A temporary exhibit on Dixie and Tom T. Hall, who wrote dozens of songs recorded by bluegrass artists, includes handwritten lyrics, the small table where they would leave drafts of the lyrics they were co-writing for each other and the Wollensak Tape recorder that Tom T. used to demo his most famous songs. A temporary exhibit on Dailey & Vincent includes five Grammy awards and 13 IBMA awards.
But the best artifact of all is Uncle Pen Vandiver’s original fiddle from the earliest part of the 20th century and the small, hand-carved cedar chest that served as its carrying case. Here was the instrument that first made Bill Monroe fall in love with music, that partially inspired him to create the sound that changed American music forever. Next to the glass case is a video monitor that showed the best fiddlers in Nashville playing the recently restored instrument and talking about what it means to them.
As we left the museum, we drove west on Second Street, parallel to the banks of the Ohio River, and three blocks down Second there was the steel-girder skeleton of the new museum taking shape. With its handsomely rounded front atrium, it seemed a potentially impressive building.

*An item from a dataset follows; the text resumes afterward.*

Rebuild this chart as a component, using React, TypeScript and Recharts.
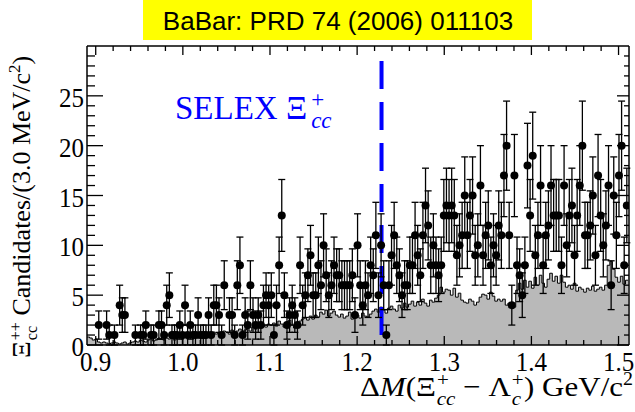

Owensboro is known for something else besides bluegrass music, and that’s mutton barbeque. Only in that region is sheep meat popular for slow cooking. So we stopped at the renowned Moonlite Bar-B-Q Inn. The mutton has a strong taste, more like venison than beef, and it’s not for the faint of stomach, but I loved it and had seconds. But Moonlite has a buffet with seven different kinds of barbeque, plus a salad bar, cornbread, biscuits and many Southern vegetable dishes and desserts—all for $15.25 on weeknights.
Western Kentucky is often overlooked in histories of American culture, without big cities, mountains or the Mississippi River to call attention to it. But it was here that an important chapter in American music was written. And it’s here that the strangest barbeque you’ll ever taste is cooked.